Dia do PAI
Como hoje é o Dia do Pai, e tradicionalmente Dia de S. José, como pai
adtivo de Jesus Cristo, segue-se uma reflexão de Amedeo Cencini, padre
italiano, profesor de Teologia Pastoral na Universidade Pontifícia Salesiana de
Roma e na Universidade Pontifícia Gregoriana de Roma:
Ainda é possível ser “pai” no Ocidente, após cerca de 50 anos gastos a
“matar o pai” (como nos pedia com insistência a psicanálise freudiana), ou a
definir a paternidade como supérflua (segundo a habitual cultura radical chique
da autonomia a todo o custo), ou a eliminar a sua presença (como nas leis sobre
o aborto), ou a torná-la facultativa (na legislação sobre o matrimónio e
educação dos filhos), ou a considerá-la uma pura construção cultural-social
(segundo as teorias do género)? Com efeito, este ambiente tão hostil criou na
nossa sociedade uma espécie de obscuridade do pai, da qual é inevitável pagar
as consequências.
A primeira é que não só não há mais “pais”, como também não há adultos,
porque a paternidade significa o pleno cumprimento do caminho do adulto.

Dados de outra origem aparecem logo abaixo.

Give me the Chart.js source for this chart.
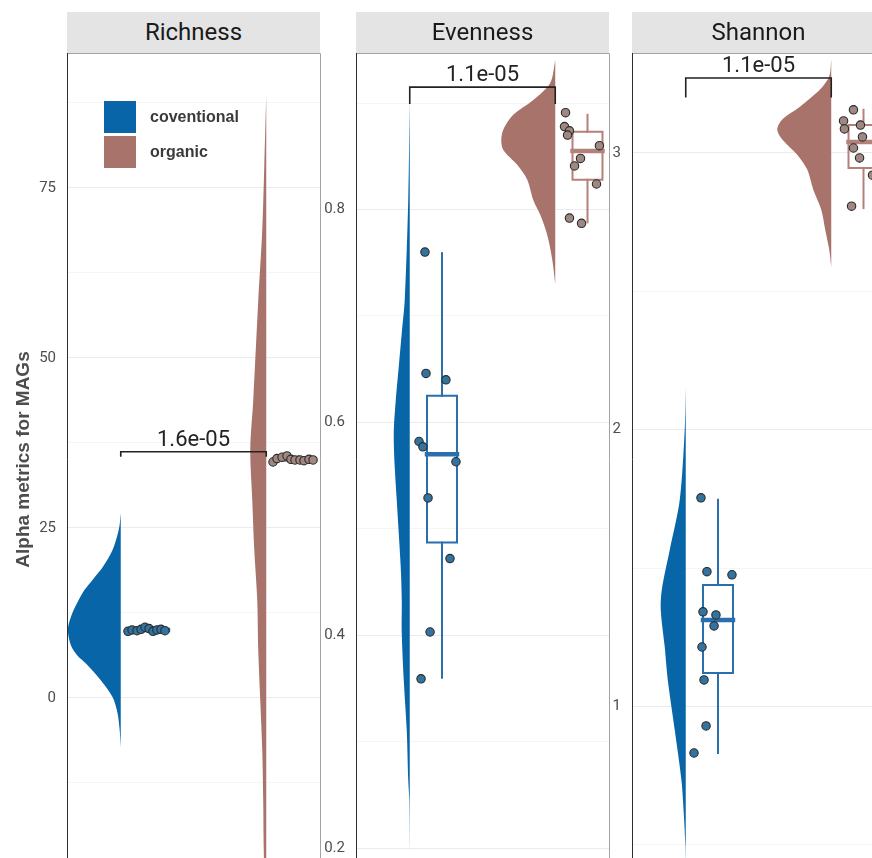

Se a vida, efetivamente, é dom recebido que tende pela sua natureza a
tornar-se bem dado, uma pessoa torna-se adulta quando opta explicitamente por
passar da fase passiva da receção do dom à ativa do dom de si. Adulto é,
portanto, aquele que gera, que toma cuidado pelo outro, que dele se sente
responsável e guardião, que dele carrega peso e fragilidade, inclusive no mal.
Berdjaev diz que Caim matou Abel não quando o atingiu com violência mortal,
mas quando, diante do criador, negou ser “guardião” de Abel: não sentir-se
responsável pelo outro é matá-lo. E o mesmo autor russo especifica que o juízo
final será sobre a mesma pergunta, que Deus dirigirá a cada ser humano, e
talvez de maneira particular a quem se sente bom, como Abel: «Que fizeste de Caim?».

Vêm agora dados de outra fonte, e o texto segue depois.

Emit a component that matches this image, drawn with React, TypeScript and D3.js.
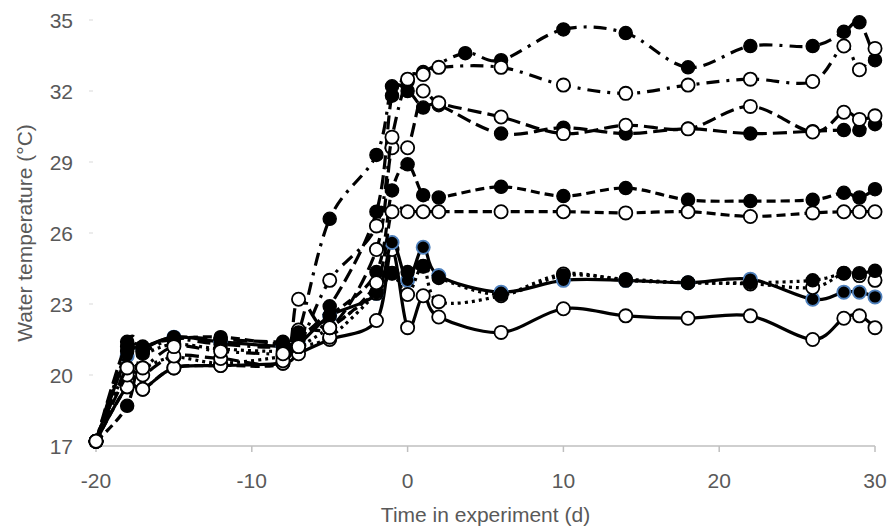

Ou a responsabilidade em relação ao outro, qualquer outro, especialmente de
quem erra.
Se desaparece o pai, desaparece também toda a responsabilidade, e
construímos um mundo de crianças perenemente litigantes, ou de
(pré)adolescentes irascíveis, adultos só na conservatória do registo civil. Um
mundo onde mais ninguém se encarrega de ninguém.
O pai é e é chamado a ser aquele que consegue o balanço dos filhos entre a
autonomia e a referência a valores normativos, atenção a si e ao outro,
liberdade e responsabilidade, objetividade e subjetividade. Um processo
educativo só se alcança graças a este equilíbrio, e à presença de um pai, por
sua vez em relação construtiva com uma esposa (e mãe).
Este discurso estende-se, naturalmente, ao casal: as categorias pai e mãe,
masculino e feminino, são complementares e irrenunciáveis para uma sociedade sã
e adulta, onde cada um é complementar ao outro, para juntos gerarem vida e
felicidade. Os laços afetivos originais, em harmonia entre eles, são
constitutivos de identidade; fora deles só há a confusão identitária e o caos
relacional, onde ninguém é ele próprio e em paz consigo e com o outro.
Mas o pai, hoje, é necessário também no plano da fé. Porque a paternidade é
sempre a primeira característica de Deus, e o pai terreno, com a sua maneira de
colocar-se, de querer bem, de querer o crescimento e a alegria do filho, de
pôr-se de parte para lhe dar espaço, é a primeira imagem do Pai-Deus para o
próprio filho. Neste estilo relacional nasce cada caminho de fé, ou se interrompe
ou é deformado para sempre. É um grande mistério que a qualidade da relação com
Deus dependa em boa parte da qualidade da qualidade da relação originária com o
próprio pai, e é por isso uma grande responsabilidade para cada pai.
Por isso, o pai ainda é
necessário hoje, como sempre. Mas é preciso que haja na Igreja caminhos
formativos para a vocação paterna. A mais bela que existe!